Preconceito: o monstro que nos devora por dentro

em 24 de julho de 2019 por MAGIS Brasil

“Não tem dor que perdurará, nem teu ódio perturbará” (Emicida)

Há um monstruoso réptil que habita as profundezas de nosso ser, devorando-nos continuamente e expelindo seu veneno mortal: o preconceito. Ele constitui o risco permanente em nossa vida, pois limita a realidade, estreita o coração, inibe o olhar e nos faz incapazes de acolher o bem e a verdade presentes no outro. O mal que o preconceituoso faz a si mesmo é enorme, pois acaba com sua saúde mental, atrofia seu desenvolvimento criativo, aniquila seus sonhos e esfria seus relacionamentos. Marcado pela impaciência e desprovido do espírito de leveza, o preconceituoso é incapaz de relativizar os problemas, vê inimigos e concorrentes por todos os lados e acaba numa extrema solidão.

Ele tem muitas dificuldades de relacionamento, não consegue estabelecer laços duradouros e nem vivencia os prazeres de uma boa companhia. Tal pessoa tem humor irritadiço, é triste, emburrada e entediada a ponto de não suportar mudanças e novidades. Não tolera o inesperado e o improviso da existência. Está o tempo todo petrificada em suas velhas e deformadas opiniões sobre tudo e sobre todos. O preconceituoso dá ao outro o que lhe sobra: autodesprezo e hostilidade. Ele é precipitado em julgar, apressado e ansioso na formulação de juízos sem critérios. Daí seu autoritarismo em não reunir provas, julgando à revelia, de acordo com sua vontade, chegando às raias do fascismo.

O sintoma principal é o  isolamento afetivo das pessoas

Geralmente, os preconceituosos são dogmáticos e fervorosos, muitos deles tornam-se fundamentalistas, com hostilidade e intolerância religiosa. Cegos para a verdade, eles preferem o autoengano ao conhecimento de fato, fincam pé naquilo que pensam que sabem, no que está estabelecido e normatizado, não se atualizam, não conseguem ver o novo e a necessidade de mudanças.

Ao tornarem absoluta uma verdade, se condenam à intolerância e passam a não reconhecer e a respeitar a verdade e o bem presentes no outro. Não suportam a coexistência das diferenças, a pluralidade de opiniões e posições, crenças e ideias. Daí surgem o conservadorismo radical, o medo à mudança, a violência diante da crítica, a suspeita, a vigilância, o controle autoritário.
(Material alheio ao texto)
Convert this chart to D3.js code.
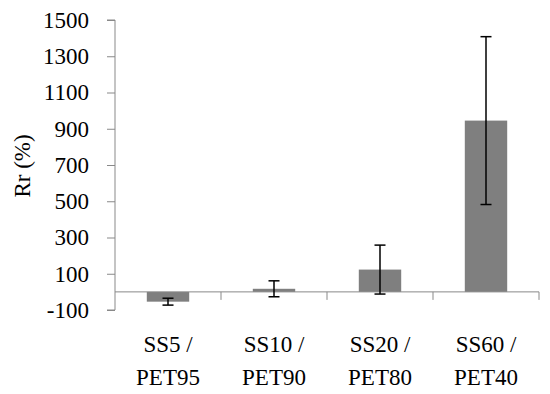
<!DOCTYPE html>
<html><head><meta charset="utf-8">
<script src="https://cdn.jsdelivr.net/npm/d3@7"></script>
<style>body{margin:0;background:#fff}svg{display:block}text{font-family:"Liberation Serif",serif;fill:#000}</style>
</head><body>
<svg id="c" width="550" height="394"></svg>
<script>
const line1 = ["SS5 /", "SS10 /", "SS20 /", "SS60 /"];
const line2 = ["PET95", "PET90", "PET80", "PET40"];
const categories = ["SS5 / PET95", "SS10 / PET90", "SS20 / PET80", "SS60 / PET40"];
const values = [-54, 17, 123, 945];
const errors = [19, 44, 135, 463];
const yTicks = [-100, 100, 300, 500, 700, 900, 1100, 1300, 1500];

const svg = d3.select("#c");
const mLeft = 115, mRight = 539, mTop = 20, mBottom = 310;
const x = d3.scaleBand().domain(categories).range([mLeft, mRight]).paddingInner(0.6).paddingOuter(0.3);
const xb = d3.scaleBand().domain(categories).range([mLeft, mRight]);
const y = d3.scaleLinear().domain([-100, 1500]).range([mBottom, mTop]);
const axisColor = "#898989";
const fs = 23;

// y axis
const ya = svg.append("g").attr("transform", `translate(${mLeft},0)`)
  .call(d3.axisLeft(y).tickValues(yTicks).tickSize(8).tickPadding(18).tickFormat(d => String(d)));
ya.select(".domain").attr("stroke", axisColor).attr("d", `M-8,${y(1500)}H0V${y(-100)}H-8`);
ya.selectAll(".tick line").attr("stroke", axisColor);
ya.selectAll(".tick text").attr("font-size", fs).attr("font-family", "Liberation Serif");

// bars
svg.selectAll("rect.bar").data(values).join("rect").attr("class", "bar")
  .attr("x", (d, i) => x(categories[i]))
  .attr("width", x.bandwidth())
  .attr("y", d => y(Math.max(0, d)))
  .attr("height", d => Math.abs(y(d) - y(0)))
  .attr("fill", "#7f7f7f");

// x axis at zero
const xa = svg.append("g");
xa.append("line").attr("x1", mLeft).attr("x2", mRight).attr("y1", y(0)).attr("y2", y(0)).attr("stroke", axisColor).attr("stroke-width", 1);
categories.forEach((c, i) => {
  const bx = xb(c) + xb.bandwidth();
  xa.append("line").attr("x1", bx).attr("x2", bx).attr("y1", y(0)).attr("y2", y(0) + 8).attr("stroke", axisColor);
});

// error bars
const eg = svg.append("g").attr("stroke", "#000").attr("stroke-width", 1.5);
values.forEach((v, i) => {
  const cx = x(categories[i]) + x.bandwidth() / 2;
  const hi = y(v + errors[i]), lo = y(v - errors[i]);
  eg.append("line").attr("x1", cx).attr("x2", cx).attr("y1", hi).attr("y2", lo);
  eg.append("line").attr("x1", cx - 5.5).attr("x2", cx + 5.5).attr("y1", hi).attr("y2", hi);
  eg.append("line").attr("x1", cx - 5.5).attr("x2", cx + 5.5).attr("y1", lo).attr("y2", lo);
});

// category labels
categories.forEach((c, i) => {
  const cx = xb(c) + xb.bandwidth() / 2;
  const t = svg.append("text").attr("text-anchor", "middle").attr("font-size", fs);
  t.append("tspan").attr("x", cx).attr("y", 352).text(line1[i]);
  t.append("tspan").attr("x", cx).attr("y", 385).text(line2[i]);
});

// y title
svg.append("text").attr("transform", "translate(30,166) rotate(-90)").attr("text-anchor", "middle")
  .attr("font-size", fs).text("Rr (%)");
</script>
</body></html>
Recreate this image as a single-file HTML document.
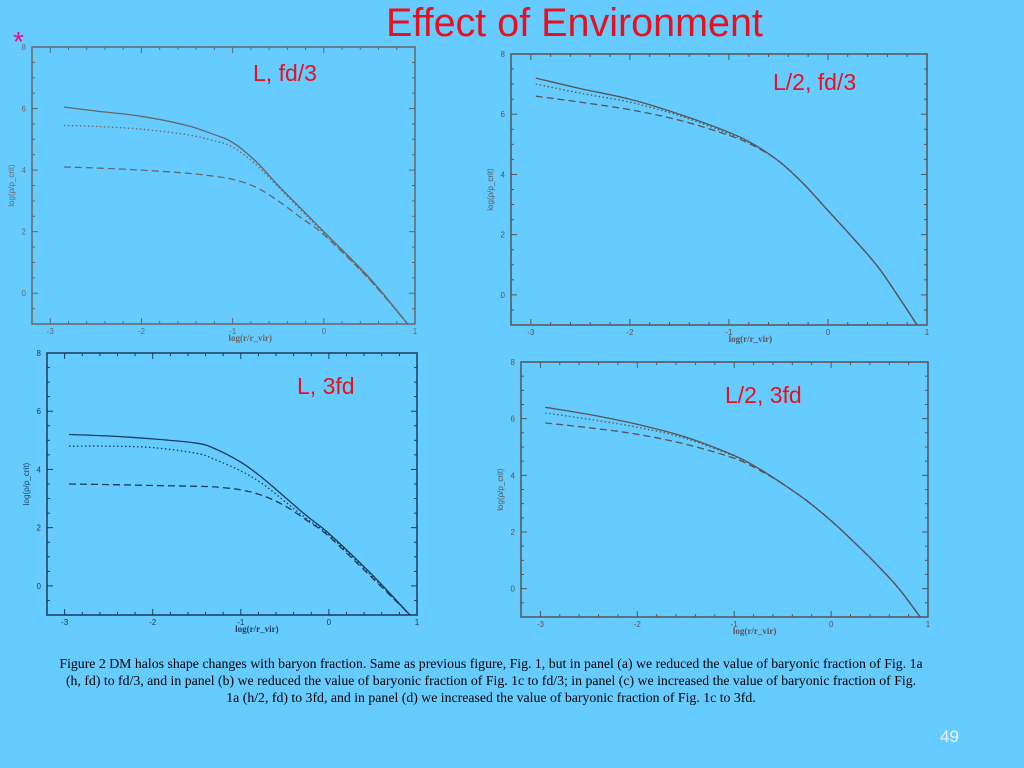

A inflexibilidade da alma preconceituosa está ligada ao orgulho, ela tem aquela postura de que tudo sabe e tudo controla, carecendo da humildade de “saber que não sabe”. Não tem senso de igualdade e semelhança, e muito menos de compaixão. É aliada à ignorância, não admite que possa mudar de opinião. Está enraizada à tradição e às leis, quase sempre antiquadas e ultrapassadas. Apesar de se apresentar com ar de superioridade sobre os outros, a pessoa preconceituosa tem autoestima baixa.

Tod@ preconceituos@ é insegur@

Por isso aferra-se a seus caprichos como um náufrago à tábua que o mantém à tona. Enfim, o preconceito impede a pessoa de viver, de se abrir ao mundo, de ser espontâneo e de viver plenamente com folga.

Ingenuamente João, o discípulo amado, compartilha com o Mestre a atitude preconceituosa de proibir um homem de expulsar demônios em Seu nome. O estreitamento de mentalidade de João colide com a abertura do coração de Jesus. Para o Mestre, o que conta é o bem que se faz.  Jamais uma simples pertença grupal, uma simples afinidade ou mesmo proximidades culturais e sociais, podem substituir o bem que se deve praticar. Conta o bem que só pode ser feito em nome de Deus, só Ele é a fonte única do bem. Deus só está presente onde se pratica o bem. O bem que se faz não é, em hipótese alguma, contradição a Deus. A força do bem é a condição única para alargar o horizonte e superar toda atitude preconceituosa estreita. E o bem se torna valor absoluto, definindo a condição do verdadeiro discipulado. Ser discípulo de Jesus, portanto, é compreender a vida como altar de ofertas para o bem.

Com sua presença e ternura Jesus quebra as atitudes preconceituosas que delimitam friamente os espaços e alimentam proibições que impedem a manifestação da vida. O Mestre traz o dito simples e, aparentemente, tão insignificante da oferta de um copo d’água como remédio que cura a rigidez do preconceito e vence a incapacidade de perceber a ternura acolhedora de cada gesto e sua importância na construção da vida e na recriação da dignidade humana. Vale um copo d’água que se dá. Vale pela importância sempre primeira do outro, não importa quem seja, fazendo valer o princípio norteador do coração amoroso de Deus.